[Records with drawing code]
■ ■ ■ ■ ■ ■ ■

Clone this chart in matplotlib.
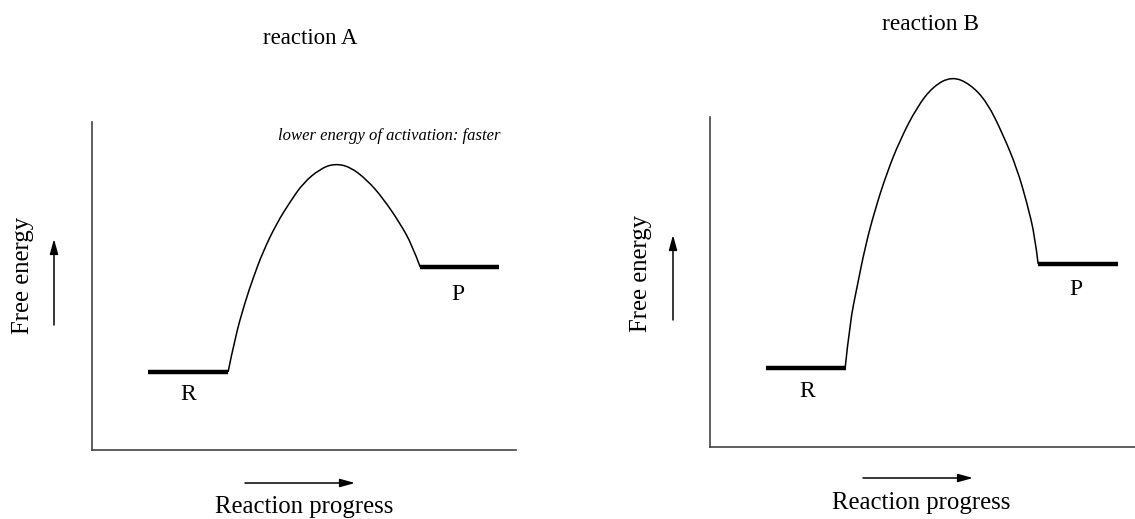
import matplotlib.pyplot as plt
from matplotlib.path import Path
from matplotlib.patches import PathPatch, FancyArrowPatch

plt.rcParams['font.family'] = ['Liberation Serif', 'DejaVu Serif']

W, H = 1135, 519

# reaction coordinate (0-100 of axis width) and free energy (0-100 of axis height)
a_curve_x = [32.1, 33.7, 36.1, 38.0, 40.3, 43.6, 46.7, 49.8, 53.8, 57.1, 60.8, 64.9, 68.6, 72.6, 75.5, 77.4]
a_curve_y = [23.8, 34.1, 45.1, 52.4, 60.4, 69.2, 75.6, 81.4, 85.7, 87.3, 86.4, 82.3, 76.8, 69.2, 62.5, 55.8]
a_r_x = [13.2, 32.1]
a_r_y = 23.8
a_p_x = [77.4, 96.0]
a_p_y = 55.8

b_curve_x = [31.8, 32.9, 34.6, 36.5, 38.8, 41.6, 44.7, 48.7, 52.5, 56.9, 61.2, 65.2, 68.9, 72.2, 74.6, 76.5, 77.2]
b_curve_y = [23.9, 37.6, 48.5, 60.6, 71.8, 83.0, 93.0, 103.0, 109.3, 112.3, 110.0, 104.5, 94.8, 84.5, 73.9, 63.6, 55.5]
b_r_x = [13.2, 32.0]
b_r_y = 23.9
b_p_x = [77.2, 96.0]
b_p_y = 55.5

titles = ["reaction A", "reaction B"]
note = "lower energy of activation: faster"


def fx(px):
    return px / W


def fy(py):
    return 1 - py / H


def smooth_path(xs, ys):
    # quadratic B-spline: read points act as control points
    pts = list(zip(xs, ys))
    verts = [pts[0]]
    codes = [Path.MOVETO]
    for i in range(1, len(pts) - 1):
        if i < len(pts) - 2:
            end = ((pts[i][0] + pts[i + 1][0]) / 2, (pts[i][1] + pts[i + 1][1]) / 2)
        else:
            end = pts[-1]
        verts += [pts[i], end]
        codes += [Path.CURVE3, Path.CURVE3]
    return Path(verts, codes)


fig = plt.figure(figsize=(W / 100, H / 100), dpi=100)


def panel(box, cx, cy, rx, ry, px_, py_, r_lab, p_lab):
    left, top, right, bottom = box
    ax = fig.add_axes([fx(left), fy(bottom), (right - left) / W, (bottom - top) / H])
    ax.set_xlim(0, 100)
    ax.set_ylim(0, 100)
    for s in ['top', 'right']:
        ax.spines[s].set_visible(False)
    for s in ['left', 'bottom']:
        ax.spines[s].set_color('#444444')
        ax.spines[s].set_linewidth(1.2)
    ax.set_xticks([])
    ax.set_yticks([])
    ax.patch.set_alpha(0)
    ax.add_patch(PathPatch(smooth_path(cx, cy), facecolor='none', edgecolor='black',
                           lw=1.1, clip_on=False))
    ax.plot(rx, [ry, ry], color='black', lw=3.2, solid_capstyle='butt', clip_on=False)
    ax.plot(px_, [py_, py_], color='black', lw=3.2, solid_capstyle='butt', clip_on=False)
    ax.text(*r_lab, "R", fontsize=17, ha='center', va='center')
    ax.text(*p_lab, "P", fontsize=17, ha='center', va='center')
    return ax


axA = panel((92, 122, 516, 450), a_curve_x, a_curve_y, a_r_x, a_r_y, a_p_x, a_p_y,
            (22.6, 16.8), (86.3, 47.3))
axB = panel((710, 117, 1135, 447), b_curve_x, b_curve_y, b_r_x, b_r_y, b_p_x, b_p_y,
            (22.8, 16.7), (86.1, 47.6))

# titles and labels
fig.text(fx(310), fy(39), titles[0], fontsize=16.5, ha='center', va='center')
fig.text(fx(930), fy(25), titles[1], fontsize=16.8, ha='center', va='center')
fig.text(fx(278), fy(136), note, fontsize=12, style='italic', ha='left', va='center')

for x, y in [(23, 275), (641, 273)]:
    fig.text(fx(x), fy(y), "Free energy", fontsize=17.8, rotation=90, ha='center', va='center')
for x, y in [(304, 507), (921, 503)]:
    fig.text(fx(x), fy(y), "Reaction progress", fontsize=17.8, ha='center', va='center')

for x0, y0, x1, y1 in [(54, 325, 54, 239), (673, 320, 673, 235),
                       (245, 483, 355, 483), (863, 478, 973, 478)]:
    fig.add_artist(FancyArrowPatch(
        (fx(x0), fy(y0)), (fx(x1), fy(y1)), transform=fig.transFigure,
        arrowstyle='-|>,head_length=0.9,head_width=0.25', mutation_scale=10,
        color='black', lw=1.1, shrinkA=0, shrinkB=0))

fig.savefig("out.png", dpi=100)
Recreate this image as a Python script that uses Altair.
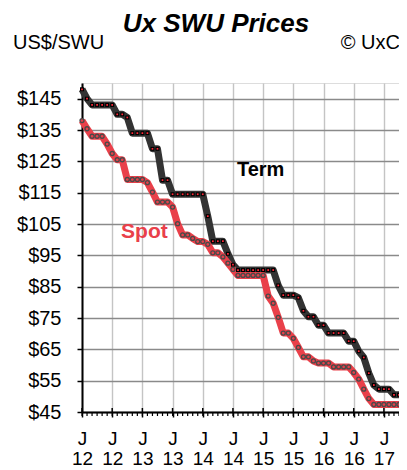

■ ■ ■ ■ ■ ■ ■

*GIVEN EXERCISE*. Repeat the lines exactly as they stand, from the opening line of the data through the line with "W, H = 1135, 519". Pictures stay out of the copy.

*IN RESPONSE*.
Clone this chart in matplotlib.
import matplotlib.pyplot as plt
from matplotlib.path import Path
from matplotlib.patches import PathPatch, FancyArrowPatch

plt.rcParams['font.family'] = ['Liberation Serif', 'DejaVu Serif']

W, H = 1135, 519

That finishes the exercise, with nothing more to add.